GDS Outlines Digital Commercial Programme Strategy

Jun 17, 2014

A new post on the Digital Marketplace blog reveals that the main focuses of the Digital Commercial Programme Strategy are user needs and service design and delivery that meet these.

The Digital Commercial Programme is the Cabinet Office’s umbrella term for its attempt to reform technology procurement within government – it houses frameworks such as G-Cloud, the Digital Services Store and the new Digital Marketplace.

According to the post, the vision is to “bring about lasting change in the way that government and the wider public sector thinks about, and buys, digital and technology.”

Warren Smith, author of the post and head of strategy for the Digital Commercial Programme, claims that the Digital Marketplace just one among other fundamentally important things for realising his organisation’s vision.

The post claims that although G-Cloud and the Digital Services framework are key routes to market, new commissioning frameworks are being designed.

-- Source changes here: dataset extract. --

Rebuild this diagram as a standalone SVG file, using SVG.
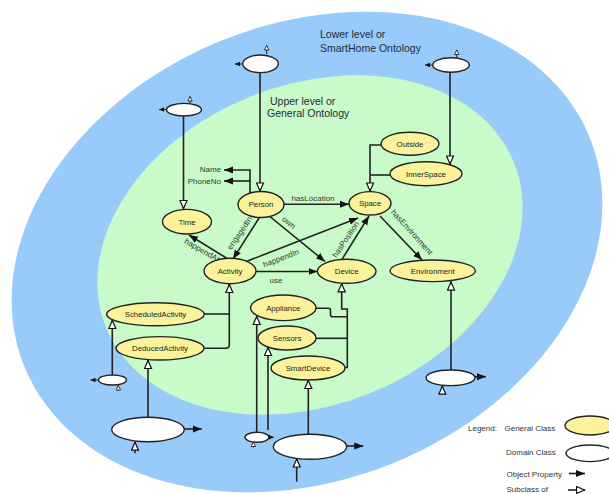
<svg xmlns="http://www.w3.org/2000/svg" width="609" height="494" viewBox="0 0 609 494">
<defs>
<style>
.gc{fill:#fbf39b;stroke:#222;stroke-width:1.4}
.dc{fill:#fff;stroke:#222;stroke-width:1.4}
.ln{fill:none;stroke:#222;stroke-width:1.6}
.tn{fill:none;stroke:#222;stroke-width:1}
.op{marker-end:url(#fa)}
.sc{marker-end:url(#ha)}
.so{marker-end:url(#sa)}
.sh{marker-end:url(#sh)}
.nt{font-family:"Liberation Sans",Arial,sans-serif;font-size:7.8px;fill:#222;text-anchor:middle}
.el{font-family:"Liberation Sans",Arial,sans-serif;font-size:8px;fill:#2b3b2b;text-anchor:middle}
.er{font-family:"Liberation Sans",Arial,sans-serif;font-size:8px;fill:#2b3b2b;text-anchor:end}
.tt{font-family:"Liberation Sans",Arial,sans-serif;font-size:10.5px;fill:#1d2b3a}
.lg{font-family:"Liberation Sans",Arial,sans-serif;font-size:8px;fill:#333}
</style>
<marker id="fa" markerUnits="userSpaceOnUse" markerWidth="10" markerHeight="8" refX="9" refY="4" orient="auto"><path d="M0,0.5 L9,4 L0,7.5 z" fill="#111"/></marker>
<marker id="ha" markerUnits="userSpaceOnUse" markerWidth="11" markerHeight="9" refX="9.5" refY="4.5" orient="auto"><path d="M1,1 L9,4.5 L1,8 z" fill="#fff" stroke="#111" stroke-width="1.2"/></marker>
<marker id="sa" markerUnits="userSpaceOnUse" markerWidth="6" markerHeight="6" refX="5" refY="3" orient="auto"><path d="M0,0.8 L5,3 L0,5.2 z" fill="#111"/></marker>
<marker id="sh" markerUnits="userSpaceOnUse" markerWidth="6" markerHeight="6" refX="5" refY="3" orient="auto"><path d="M0.5,0.8 L5,3 L0.5,5.2 z" fill="#fff" stroke="#111" stroke-width="0.8"/></marker>
</defs>
<rect width="609" height="494" fill="#fff"/>
<g id="regions">
<ellipse cx="307" cy="252" rx="305" ry="228" transform="rotate(-22 307 252)" fill="#98cbf9"/>
<ellipse cx="310" cy="245" rx="220" ry="160" transform="rotate(-22 310 245)" fill="#c8fbc9"/>
<text class="tt" x="320" y="37.5">Lower level or</text>
<text class="tt" x="320" y="52">SmartHome Ontology</text>
<text class="tt" x="270" y="104.5">Upper level or</text>
<text class="tt" x="267" y="116.5">General Ontology</text>
</g>
<g id="connectors">
<path class="ln sc" d="M183.5,116 V209"/>
<path class="ln sc" d="M260,72.6 V191.5"/>
<path class="ln sc" d="M450,72.3 V164.5"/>
<path class="ln sc" d="M381,145 H370 V191.5"/>
<path class="ln" d="M390,175 H370"/>
<path class="ln op" d="M250,193 V170 H224"/>
<path class="ln op" d="M250,181 H224"/>
<path class="ln op" d="M284,204.3 H349"/>
<path class="ln op" d="M268,215 L325,261.5"/>
<path class="ln op" d="M259.5,217.3 L233,259"/>
<path class="ln op" d="M228,259 L189,235"/>
<path class="ln op" d="M245,262 L358,218"/>
<path class="ln op" d="M256,271.5 H317.5"/>
<path class="ln op" d="M342,259.3 L369,216"/>
<path class="ln op" d="M380,216 L422,260"/>
<path class="ln" d="M204.3,314 H229.3"/>
<path class="ln sc" d="M204.3,348.3 H226 Q229.3,348.3 229.3,345 V284"/>
<path class="ln sc" d="M112.3,375 V320"/>
<path class="ln sc" d="M148,417.3 V360"/>
<path class="ln sc" d="M345,367.5 H347.3 V309 H341.7 V283.3"/>
<path class="ln" d="M316,308.3 H328.5 Q330.5,308.3 330.5,310.5 V314.7 Q330.5,316.7 332.5,316.7 H347.3"/>
<path class="ln" d="M316,338.3 H347.3"/>
<path class="ln sc" d="M256.7,432.3 V316"/>
<path class="ln sc" d="M268,430 V347"/>
<path class="ln sc" d="M308.3,434.3 V380"/>
<path class="ln sc" d="M451,370 V281.6"/>
<path class="tn so" d="M166.5,109.5 H159"/>
<path class="tn sh" d="M190,103.5 V96.5"/>
<path class="tn so" d="M242.7,64 H235"/>
<path class="tn sh" d="M266.7,54 V45.5"/>
<path class="tn so" d="M432.7,65 H425"/>
<path class="tn sh" d="M456.7,57.5 V50"/>
<path class="tn so" d="M98.5,380 H90.5"/>
<path class="tn sh" d="M118.3,391 V385.5"/>
<path class="ln op" d="M184.3,429 H201.7"/>
<path class="ln sc" d="M135,453.3 V441.7"/>
<path class="tn so" d="M269,437.3 H274"/>
<path class="tn sh" d="M253.3,447.5 V442"/>
<path class="ln op" d="M346.7,446 H363.3"/>
<path class="ln sc" d="M296.7,481.7 V458.5"/>
<path class="ln op" d="M475,376.7 H486"/>
<path class="ln sc" d="M442.3,394 V385.7"/>
<text class="er" x="221" y="172">Name</text>
<text class="er" x="221" y="183.5">PhoneNo</text>
<text class="el" x="313" y="201">hasLocation</text>
<text class="el" transform="translate(289,222.5) rotate(40)" y="2.8">own</text>
<text class="el" transform="translate(239.5,233) rotate(-56)" y="2.8">engagedIn</text>
<text class="el" transform="translate(202,250) rotate(30)" y="2.8">happendAt</text>
<text class="el" transform="translate(281,258) rotate(-21)" y="2.8">happendIn</text>
<text class="el" x="276" y="283">use</text>
<text class="el" transform="translate(345.5,239.5) rotate(-56)" y="2.8">hasPosition</text>
<text class="el" transform="translate(412,232) rotate(48)" y="2.8">hasEnvironment</text>
</g>
<g id="time"><ellipse class="gc" cx="187" cy="221.7" rx="24.5" ry="12.3"/><text class="nt" x="187" y="224.5">Time</text></g>
<g id="person"><ellipse class="gc" cx="261" cy="204.5" rx="23" ry="13"/><text class="nt" x="261" y="207.3">Person</text></g>
<g id="space"><ellipse class="gc" cx="370" cy="203.3" rx="21" ry="11.7"/><text class="nt" x="370" y="206.1">Space</text></g>
<g id="outside"><ellipse class="gc" cx="410" cy="143.7" rx="29" ry="11.5"/><text class="nt" x="410" y="146.5">Outside</text></g>
<g id="innerspace"><ellipse class="gc" cx="426" cy="173.7" rx="36" ry="12"/><text class="nt" x="426" y="176.5">InnerSpace</text></g>
<g id="activity"><ellipse class="gc" cx="230" cy="271" rx="26" ry="12.7"/><text class="nt" x="230" y="273.8">Activity</text></g>
<g id="device"><ellipse class="gc" cx="346.7" cy="271.3" rx="29.3" ry="12"/><text class="nt" x="346.7" y="274.1">Device</text></g>
<g id="environment"><ellipse class="gc" cx="432.7" cy="270.8" rx="42.7" ry="10.8"/><text class="nt" x="432.7" y="273.6">Environment</text></g>
<g id="scheduledactivity"><ellipse class="gc" cx="155.5" cy="314.2" rx="48.8" ry="11.5"/><text class="nt" x="155.5" y="317">ScheduledActivity</text></g>
<g id="deducedactivity"><ellipse class="gc" cx="160" cy="348.3" rx="44" ry="11.7"/><text class="nt" x="160" y="351.1">DeducedActivity</text></g>
<g id="appliance"><ellipse class="gc" cx="283.3" cy="307.8" rx="32.7" ry="12.8"/><text class="nt" x="283.3" y="310.6">Appliance</text></g>
<g id="sensors"><ellipse class="gc" cx="287" cy="338" rx="29" ry="12"/><text class="nt" x="287" y="340.8">Sensors</text></g>
<g id="smartdevice"><ellipse class="gc" cx="308" cy="368" rx="37" ry="12"/><text class="nt" x="308" y="370.8">SmartDevice</text></g>
<g id="domain-time"><ellipse class="dc" cx="184" cy="109.7" rx="17.5" ry="6.3"/></g>
<g id="domain-person"><ellipse class="dc" cx="260.5" cy="63.8" rx="17.8" ry="8.8"/></g>
<g id="domain-innerspace"><ellipse class="dc" cx="451" cy="65" rx="18.3" ry="7.3"/></g>
<g id="domain-scheduled"><ellipse class="dc" cx="112.5" cy="380" rx="14" ry="5"/></g>
<g id="domain-deduced"><ellipse class="dc" cx="148" cy="429.5" rx="36.3" ry="12.2"/></g>
<g id="domain-appliance"><ellipse class="dc" cx="257" cy="437.3" rx="12" ry="5"/></g>
<g id="domain-smartdevice"><ellipse class="dc" cx="310" cy="446.8" rx="36.7" ry="12.5"/></g>
<g id="domain-environment"><ellipse class="dc" cx="450.5" cy="377.8" rx="24.5" ry="7.8"/></g>
<g id="legend">
<text class="lg" x="468" y="430.5">Legend:</text>
<text class="lg" x="504.5" y="430.5">General Class</text>
<ellipse class="gc" cx="590" cy="425.5" rx="25" ry="9.5"/>
<text class="lg" x="506" y="454.5">Domain Class</text>
<ellipse class="dc" cx="590" cy="453.3" rx="24" ry="8.3"/>
<text class="lg" x="506.5" y="477">Object Property</text>
<path class="ln op" d="M569,473.5 H585"/>
<text class="lg" x="506.5" y="492">Subclass of</text>
<path class="ln sc" d="M568,490 H585"/>
</g>
</svg>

“Each part is dependent on one another; if just one part fails to meet our users’ needs, then the whole user experience is potentially affected,” claims Smith.

“The programme needs to be designed and delivered as a service,” he adds.

To do this, Smith says, the Government Digital Service (GDS) is speaking with the buying and public sector organisations it wants to attract in order to discover their needs, but also educate them of the principles underpinning the lasting change it wants to achieve.

“In doing so we will equip them with the right mindsets, behaviours, tools and a set of principles, guidance, practical methods and templates supported by real illustrative examples, in readiness for buying and selling,” he claims.

Listen To Users, Explain The End Goal

It is explained in the blog post that by understanding user needs and educating them on the end goal, it becomes possible to design a service that both meets user needs and supports the transformation GDS aims for.

 “All must enable buyers to contract with the right suppliers, to give them the things they need to do the things they need to do,” says Smith.

The blog post concludes by claiming that the full Digital Commercial Programme Strategy – the first draft alpha stage - will be published by the end of June.